Cuando los estudios de opinión pública certifican una y otra vez el rechazo de la mayoría a la élite económica y política y a todas sus instituciones que representan sus intereses, esa minoría organizada se alarma pero aún tiene suficiente poder formal y fáctico para seguir sometiendo a la mayoría dispersa.
El problema real para ellos comienza cuando un liderazgo alterno al poder tradicional se muestra capaz de cohesionar a esa mayoría y conferirle un rumbo y un objetivo preciso mediante la formulación de un nuevo programa político que, entre otras cosas, pasa por poner fin no solo al régimen, sino también a todo el sistema.
Es entonces cuando la mayoría dispersa, unida por aquel liderazgo y aquel programa, se transforma de manera espontánea en un movimiento.
Al expresarse como tal concentrándose en el espacio público y experimentando la fuerza de su propia convocatoria, ese movimiento empieza a sentir poco a poco —pero de modo creciente— su poder.
En ese punto inicia el proceso destituyente. En principio se trata de identificar y enumerar, casi caóticamente, todos los agravios y abusos que el poder tradicional ha infligido al pueblo durante tantos años, y se trata de exigir acaloradamente y a voz en cuello un severo e inmediato ajuste de cuentas.
Si tal situación se prolonga y se libra a la inercia, es bastante probable que degenere en violencia debido al estallido de la furia tan largamente callada y contenida. Eso es lo que ha ocurrido en las llamadas primaveras populares o insurrecciones espontáneas cuyo único escenario ha sido la plaza pública.
Pero en esos casos los procesos se convierten en un mero estertor dramático y estéril, luego del cual no cambia nada y, lejos de ello, el poder tradicional sale más fortalecido.
El proceso destituyente solo cobra sentido cuando el nuevo liderazgo es capaz de, a partir de ese movimiento desbordante, estructurar un partido que asuma de modo formal y estrictamente ordenado el programa político. El movimiento horizontal, transversal y autogestionario, madre del partido estructurado, se mantiene vivo y pasa a ser la garantía última del proceso.
En el caso de El Salvador, el momento destituyente fue encausado correctamente y culminó con éxito en dos fechas memorables: 3F y 28F. Tanto el régimen bipartidista de 30 años como el sistema oligárquico de 200 años habían colapsado. Y ahí comienza para nosotros el momento constituyente.
Mayoría municipal, mayoría legislativa y, en curso acelerado, nueva institucionalidad y nueva constitucionalidad.
Esto exige, desde luego, una agenda ordenada basada plenamente en el programa político ofrecido desde antes por el liderazgo y el partido, y aceptado soberanamente por la mayoría; es decir, por el pueblo.
El liderazgo y el partido son los responsables de la implementación naturalmente progresiva de ese programa estructurado en fases regidas por un orden de viabilidad.
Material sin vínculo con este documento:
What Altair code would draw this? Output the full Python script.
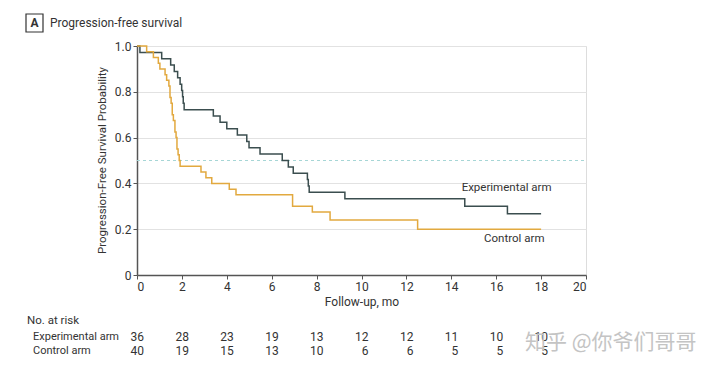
import altair as alt
import pandas as pd

# ---- data ----
exp_t = [0, 0.13, 1.1, 1.5, 1.66, 1.81, 1.92, 1.99, 2.03, 2.06, 2.1, 3.4, 3.7, 4.0,
         4.47, 4.89, 4.99, 5.48, 6.47, 6.74, 6.96, 7.59, 7.63, 7.67, 9.26, 14.6, 16.5, 18.0]
exp_s = [1.0, 0.972, 0.944, 0.917, 0.889, 0.861, 0.833, 0.806, 0.778, 0.75, 0.722, 0.694,
         0.667, 0.639, 0.611, 0.583, 0.556, 0.528, 0.5, 0.472, 0.444, 0.417, 0.389, 0.361,
         0.333, 0.30, 0.267, 0.267]

ctl_t = [0, 0.43, 0.73, 0.95, 1.02, 1.25, 1.32, 1.42, 1.47, 1.52, 1.57, 1.62, 1.69, 1.74,
         1.78, 1.83, 1.88, 1.92, 2.85, 3.07, 3.33, 4.11, 4.41, 6.93, 7.81, 8.6, 12.5, 18.0]
ctl_s = [1.0, 0.975, 0.95, 0.925, 0.9, 0.875, 0.85, 0.825, 0.775, 0.75, 0.7, 0.675, 0.625,
         0.6, 0.55, 0.525, 0.5, 0.475, 0.45, 0.425, 0.4, 0.375, 0.35, 0.3, 0.275, 0.24, 0.2, 0.2]

arms = ["Experimental arm", "Control arm"]
arm_colors = ["#3b4e4f", "#e2a93f"]

risk_t = [0, 2, 4, 6, 8, 10, 12, 14, 16, 18]
exp_risk = [36, 28, 23, 19, 13, 12, 12, 11, 10, 10]
ctl_risk = [40, 19, 15, 13, 10, 6, 6, 5, 5, 5]

x_ticks = [0, 2, 4, 6, 8, 10, 12, 14, 16, 18, 20]
y_ticks = [0, 0.2, 0.4, 0.6, 0.8, 1.0]
median_level = [0.5]

FONT = "Roboto"
W, H = 449, 229

curves = pd.DataFrame({
    "t": exp_t + ctl_t,
    "s": exp_s + ctl_s,
    "arm": [arms[0]] * len(exp_t) + [arms[1]] * len(ctl_t),
})
risk = pd.DataFrame({"t": risk_t, "exp": exp_risk, "ctl": ctl_risk})
med = pd.DataFrame({"v": median_level})
one = pd.DataFrame({"k": [0]})

xs = alt.Scale(domain=[0, 20], nice=False)
ys = alt.Scale(domain=[0, 1], nice=False)

lines = alt.Chart(curves).mark_line(interpolate="step-after", strokeWidth=1.5).encode(
    x=alt.X("t:Q", scale=xs, axis=alt.Axis(
        values=x_ticks, title="Follow-up, mo", grid=False, labelFontSize=12,
        titleFontSize=12, titleFontWeight="normal", titlePadding=4, tickSize=4,
        labelPadding=2, domainColor="#555555", tickColor="#555555", domainWidth=1.5,
        labelColor="#333333", titleColor="#333333", labelFont=FONT, titleFont=FONT)),
    y=alt.Y("s:Q", scale=ys, axis=alt.Axis(
        values=y_ticks, title=None, grid=True, gridColor="#e2e2e2", labelFontSize=12,
        tickSize=4, labelPadding=2, domainColor="#555555", tickColor="#555555",
        domainWidth=1.5, labelColor="#333333", labelFont=FONT,
        labelExpr="datum.value == 0 ? '0' : format(datum.value, '.1f')")),
    color=alt.Color("arm:N", scale=alt.Scale(domain=arms, range=arm_colors), legend=None),
    detail="arm:N",
)

median_rule = alt.Chart(med).mark_rule(color="#a6d6d6", strokeDash=[3, 3], strokeWidth=1).encode(
    y=alt.Y("v:Q", scale=ys), x=alt.datum(0), x2=alt.datum(20))

lab_exp = alt.Chart(one).mark_text(align="left", baseline="middle", font=FONT, fontSize=11.5,
                                   color="#333333").encode(
    x=alt.datum(14.46), y=alt.datum(0.381), text=alt.value(arms[0]))
lab_ctl = alt.Chart(one).mark_text(align="left", baseline="middle", font=FONT, fontSize=11.5,
                                   color="#333333").encode(
    x=alt.datum(15.46), y=alt.datum(0.157), text=alt.value(arms[1]))

risk_exp = alt.Chart(risk).mark_text(align="right", dx=7, baseline="middle", font=FONT,
                                     fontSize=12, color="#333333").encode(
    x=alt.X("t:Q", scale=xs), y=alt.value(291), text="exp:N")
risk_ctl = alt.Chart(risk).mark_text(align="right", dx=7, baseline="middle", font=FONT,
                                     fontSize=12, color="#333333").encode(
    x=alt.X("t:Q", scale=xs), y=alt.value(305), text="ctl:N")

def txt(s, x, y, size=12.5, align="left", weight="normal", angle=0, color="#333333", font=FONT):
    kw = dict(align=align, baseline="middle", font=font, fontSize=size, fontWeight=weight,
              color=color)
    if angle:
        kw["angle"] = angle
    return alt.Chart(one).mark_text(**kw).encode(
        x=alt.value(x), y=alt.value(y), text=alt.value(s))

risk_head = txt("No. at risk", -110, 275, size=11.5)
risk_lab1 = txt(arms[0], -104, 291, size=11)
risk_lab2 = txt(arms[1], -104, 305, size=11)
y_title = txt("Progression-Free Survival Probability", -34, H / 2, size=11.5, align="center",
              angle=270)

box = alt.Chart(one).mark_rect(fill="white", stroke="#333333", strokeWidth=1.2).encode(
    x=alt.value(-111), x2=alt.value(-94), y=alt.value(-32), y2=alt.value(-14))
box_letter = txt("A", -102.5, -23, size=12, align="center", weight="bold")
title = txt("Progression-free survival", -87, -23, size=12)

watermark = txt("知乎 @你爷们哥哥", 388, 297, size=21, color="#c4c4c4",
                font="Noto Sans CJK SC")

chart = alt.layer(
    median_rule, lines, lab_exp, lab_ctl, risk_exp, risk_ctl, risk_head, risk_lab1, risk_lab2,
    y_title, box, box_letter, title, watermark
).properties(
    width=W, height=H,
    autosize=alt.AutoSizeParams(type="none"),
    padding={"left": 129, "top": 38, "right": 120, "bottom": 85},
).configure_view(stroke=None).configure(background="white")

chart.save("out.html", embed_options={"renderer": "svg", "actions": False})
La mayoría o pueblo es responsable de vigilar el cumplimiento de ese proceso y de blindarlo con su respaldo.
Solo ese respaldo garantiza el carácter irreversible del proceso, así como garantizó el paso del momento destituyente al momento constituyente, y garantizará el paso de este último al momento constituido. Esta es, a grandes rasgos, la lógica del proceso de transformación de nuestro país.